EXERCISE DESCRIPTION:
Print, word for word, the opening line of the data below and every line after it through the line that contains "(0,0) rectangle (1145,800);", but not the pictures.

GIVEN MATERIAL:
....

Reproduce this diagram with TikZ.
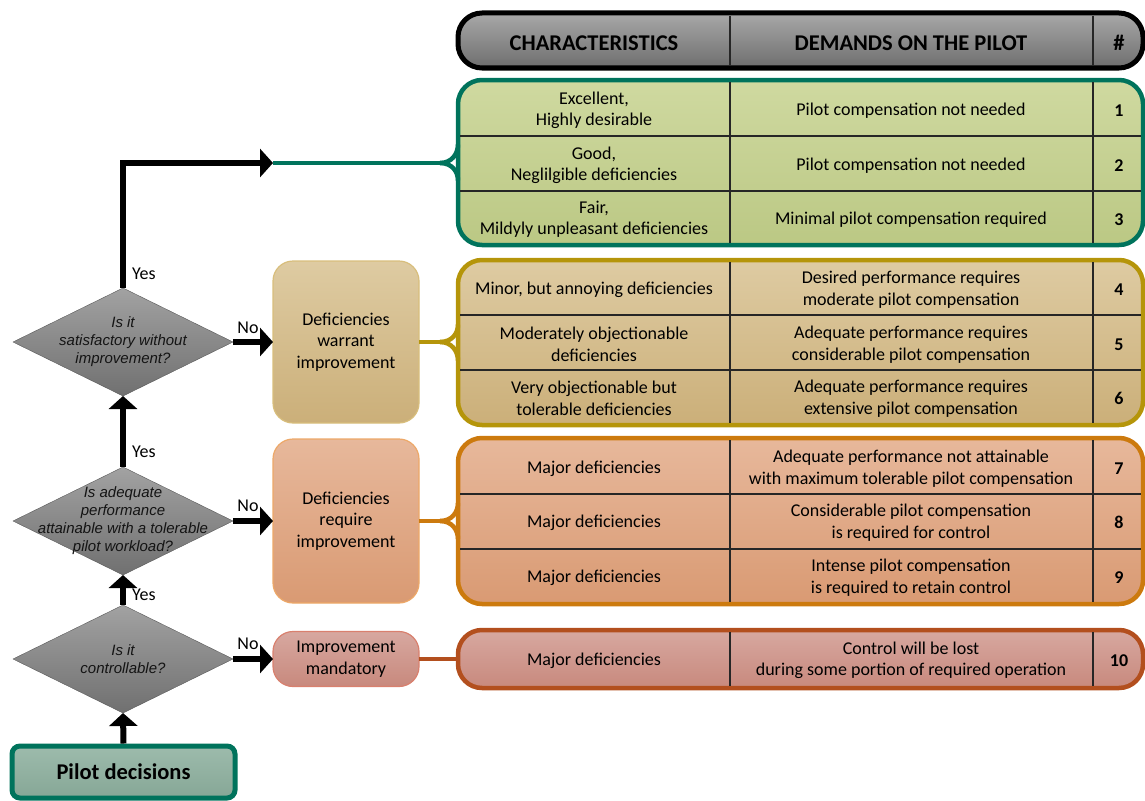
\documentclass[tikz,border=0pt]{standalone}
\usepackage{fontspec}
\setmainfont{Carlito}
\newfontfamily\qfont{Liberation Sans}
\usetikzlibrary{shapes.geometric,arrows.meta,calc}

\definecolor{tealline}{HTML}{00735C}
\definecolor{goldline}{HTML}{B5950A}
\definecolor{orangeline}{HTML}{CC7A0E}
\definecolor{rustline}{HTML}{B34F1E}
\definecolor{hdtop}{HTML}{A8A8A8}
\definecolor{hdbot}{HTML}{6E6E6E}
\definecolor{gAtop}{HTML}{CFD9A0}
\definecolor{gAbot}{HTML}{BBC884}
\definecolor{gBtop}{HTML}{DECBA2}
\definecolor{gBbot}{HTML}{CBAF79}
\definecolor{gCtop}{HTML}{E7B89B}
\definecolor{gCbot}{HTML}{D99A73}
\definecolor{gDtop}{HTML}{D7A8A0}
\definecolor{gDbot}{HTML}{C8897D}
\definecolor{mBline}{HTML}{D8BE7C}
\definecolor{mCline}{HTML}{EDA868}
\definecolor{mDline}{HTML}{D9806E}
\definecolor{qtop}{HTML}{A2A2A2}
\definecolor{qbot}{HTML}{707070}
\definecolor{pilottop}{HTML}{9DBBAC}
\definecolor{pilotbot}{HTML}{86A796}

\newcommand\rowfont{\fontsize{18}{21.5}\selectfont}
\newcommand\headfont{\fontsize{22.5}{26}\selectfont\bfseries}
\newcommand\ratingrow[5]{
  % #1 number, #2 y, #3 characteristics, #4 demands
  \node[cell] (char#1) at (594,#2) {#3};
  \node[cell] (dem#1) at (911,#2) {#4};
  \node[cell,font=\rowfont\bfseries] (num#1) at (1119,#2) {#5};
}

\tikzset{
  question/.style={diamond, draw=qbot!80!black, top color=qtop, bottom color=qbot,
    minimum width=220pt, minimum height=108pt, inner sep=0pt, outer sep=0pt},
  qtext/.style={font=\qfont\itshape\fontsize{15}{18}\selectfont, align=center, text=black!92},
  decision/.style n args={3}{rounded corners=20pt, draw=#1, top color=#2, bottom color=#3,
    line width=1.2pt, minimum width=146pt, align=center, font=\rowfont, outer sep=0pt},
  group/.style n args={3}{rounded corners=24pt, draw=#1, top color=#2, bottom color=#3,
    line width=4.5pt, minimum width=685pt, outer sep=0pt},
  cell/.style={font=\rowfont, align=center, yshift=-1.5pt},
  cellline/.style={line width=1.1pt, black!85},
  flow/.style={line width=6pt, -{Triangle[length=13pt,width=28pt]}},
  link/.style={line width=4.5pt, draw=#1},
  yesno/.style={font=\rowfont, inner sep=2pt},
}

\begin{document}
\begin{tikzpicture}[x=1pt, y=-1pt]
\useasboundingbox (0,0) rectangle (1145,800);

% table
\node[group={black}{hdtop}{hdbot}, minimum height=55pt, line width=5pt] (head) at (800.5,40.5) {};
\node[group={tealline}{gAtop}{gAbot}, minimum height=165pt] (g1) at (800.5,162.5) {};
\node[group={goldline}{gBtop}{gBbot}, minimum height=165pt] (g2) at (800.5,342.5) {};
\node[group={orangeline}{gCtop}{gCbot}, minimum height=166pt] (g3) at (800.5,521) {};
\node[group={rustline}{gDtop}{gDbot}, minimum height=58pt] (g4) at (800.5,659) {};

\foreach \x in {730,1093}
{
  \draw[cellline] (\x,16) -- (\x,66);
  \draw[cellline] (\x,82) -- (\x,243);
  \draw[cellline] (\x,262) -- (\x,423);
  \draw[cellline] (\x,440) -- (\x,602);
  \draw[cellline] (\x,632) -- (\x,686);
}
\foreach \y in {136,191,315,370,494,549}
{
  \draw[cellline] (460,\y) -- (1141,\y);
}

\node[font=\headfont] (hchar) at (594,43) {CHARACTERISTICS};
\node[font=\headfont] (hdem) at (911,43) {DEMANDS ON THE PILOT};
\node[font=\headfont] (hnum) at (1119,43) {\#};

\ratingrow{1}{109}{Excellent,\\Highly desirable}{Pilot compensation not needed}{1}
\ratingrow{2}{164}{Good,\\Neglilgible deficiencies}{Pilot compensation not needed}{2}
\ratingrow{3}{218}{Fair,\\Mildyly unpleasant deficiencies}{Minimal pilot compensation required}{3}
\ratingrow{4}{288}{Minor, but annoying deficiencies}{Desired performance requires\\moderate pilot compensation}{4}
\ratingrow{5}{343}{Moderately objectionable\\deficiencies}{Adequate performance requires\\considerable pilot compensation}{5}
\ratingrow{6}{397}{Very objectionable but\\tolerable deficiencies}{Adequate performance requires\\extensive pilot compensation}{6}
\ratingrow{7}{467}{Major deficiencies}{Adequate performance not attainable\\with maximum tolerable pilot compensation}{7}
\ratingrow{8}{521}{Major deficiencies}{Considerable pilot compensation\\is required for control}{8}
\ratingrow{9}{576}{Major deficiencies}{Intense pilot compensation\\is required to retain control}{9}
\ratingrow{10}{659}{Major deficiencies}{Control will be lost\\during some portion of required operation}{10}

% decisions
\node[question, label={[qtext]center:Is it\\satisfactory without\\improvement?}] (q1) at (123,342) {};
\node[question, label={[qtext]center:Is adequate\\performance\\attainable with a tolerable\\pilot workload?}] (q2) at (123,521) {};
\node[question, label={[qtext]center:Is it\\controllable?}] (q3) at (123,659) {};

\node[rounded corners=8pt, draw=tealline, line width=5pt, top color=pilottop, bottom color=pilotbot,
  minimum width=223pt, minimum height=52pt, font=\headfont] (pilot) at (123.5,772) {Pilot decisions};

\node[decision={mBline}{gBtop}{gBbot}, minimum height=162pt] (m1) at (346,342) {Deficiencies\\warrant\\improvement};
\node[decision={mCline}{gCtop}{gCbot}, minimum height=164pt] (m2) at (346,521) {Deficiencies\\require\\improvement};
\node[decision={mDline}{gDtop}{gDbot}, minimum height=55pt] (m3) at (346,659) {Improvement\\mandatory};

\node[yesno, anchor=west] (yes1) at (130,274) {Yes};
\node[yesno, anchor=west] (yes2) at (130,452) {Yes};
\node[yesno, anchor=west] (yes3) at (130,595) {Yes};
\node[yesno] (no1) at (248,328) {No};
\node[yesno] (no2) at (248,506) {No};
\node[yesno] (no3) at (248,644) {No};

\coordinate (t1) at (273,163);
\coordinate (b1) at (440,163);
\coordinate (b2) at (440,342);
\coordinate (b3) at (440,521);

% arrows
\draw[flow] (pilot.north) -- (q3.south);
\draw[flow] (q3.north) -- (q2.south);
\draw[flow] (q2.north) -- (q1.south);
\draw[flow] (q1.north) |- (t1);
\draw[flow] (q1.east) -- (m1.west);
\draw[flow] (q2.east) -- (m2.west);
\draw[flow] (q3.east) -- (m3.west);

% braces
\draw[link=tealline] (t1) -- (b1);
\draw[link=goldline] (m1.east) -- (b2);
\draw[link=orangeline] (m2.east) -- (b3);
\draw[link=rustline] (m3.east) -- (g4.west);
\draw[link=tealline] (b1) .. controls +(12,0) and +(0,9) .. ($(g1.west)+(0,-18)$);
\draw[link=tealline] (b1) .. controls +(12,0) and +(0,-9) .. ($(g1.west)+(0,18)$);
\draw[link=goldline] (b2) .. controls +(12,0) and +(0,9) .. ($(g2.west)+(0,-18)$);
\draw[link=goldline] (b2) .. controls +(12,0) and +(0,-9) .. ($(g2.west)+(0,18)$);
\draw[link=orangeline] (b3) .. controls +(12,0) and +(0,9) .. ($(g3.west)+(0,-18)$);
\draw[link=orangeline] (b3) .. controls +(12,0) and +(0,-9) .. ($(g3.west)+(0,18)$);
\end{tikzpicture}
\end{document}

....

SOLUTION TO THE EXERCISE:
Reproduce this diagram with TikZ.
\documentclass[tikz,border=0pt]{standalone}
\usepackage{fontspec}
\setmainfont{Carlito}
\newfontfamily\qfont{Liberation Sans}
\usetikzlibrary{shapes.geometric,arrows.meta,calc}

\definecolor{tealline}{HTML}{00735C}
\definecolor{goldline}{HTML}{B5950A}
\definecolor{orangeline}{HTML}{CC7A0E}
\definecolor{rustline}{HTML}{B34F1E}
\definecolor{hdtop}{HTML}{A8A8A8}
\definecolor{hdbot}{HTML}{6E6E6E}
\definecolor{gAtop}{HTML}{CFD9A0}
\definecolor{gAbot}{HTML}{BBC884}
\definecolor{gBtop}{HTML}{DECBA2}
\definecolor{gBbot}{HTML}{CBAF79}
\definecolor{gCtop}{HTML}{E7B89B}
\definecolor{gCbot}{HTML}{D99A73}
\definecolor{gDtop}{HTML}{D7A8A0}
\definecolor{gDbot}{HTML}{C8897D}
\definecolor{mBline}{HTML}{D8BE7C}
\definecolor{mCline}{HTML}{EDA868}
\definecolor{mDline}{HTML}{D9806E}
\definecolor{qtop}{HTML}{A2A2A2}
\definecolor{qbot}{HTML}{707070}
\definecolor{pilottop}{HTML}{9DBBAC}
\definecolor{pilotbot}{HTML}{86A796}

\newcommand\rowfont{\fontsize{18}{21.5}\selectfont}
\newcommand\headfont{\fontsize{22.5}{26}\selectfont\bfseries}
\newcommand\ratingrow[5]{
  % #1 number, #2 y, #3 characteristics, #4 demands
  \node[cell] (char#1) at (594,#2) {#3};
  \node[cell] (dem#1) at (911,#2) {#4};
  \node[cell,font=\rowfont\bfseries] (num#1) at (1119,#2) {#5};
}

\tikzset{
  question/.style={diamond, draw=qbot!80!black, top color=qtop, bottom color=qbot,
    minimum width=220pt, minimum height=108pt, inner sep=0pt, outer sep=0pt},
  qtext/.style={font=\qfont\itshape\fontsize{15}{18}\selectfont, align=center, text=black!92},
  decision/.style n args={3}{rounded corners=20pt, draw=#1, top color=#2, bottom color=#3,
    line width=1.2pt, minimum width=146pt, align=center, font=\rowfont, outer sep=0pt},
  group/.style n args={3}{rounded corners=24pt, draw=#1, top color=#2, bottom color=#3,
    line width=4.5pt, minimum width=685pt, outer sep=0pt},
  cell/.style={font=\rowfont, align=center, yshift=-1.5pt},
  cellline/.style={line width=1.1pt, black!85},
  flow/.style={line width=6pt, -{Triangle[length=13pt,width=28pt]}},
  link/.style={line width=4.5pt, draw=#1},
  yesno/.style={font=\rowfont, inner sep=2pt},
}

\begin{document}
\begin{tikzpicture}[x=1pt, y=-1pt]
\useasboundingbox (0,0) rectangle (1145,800);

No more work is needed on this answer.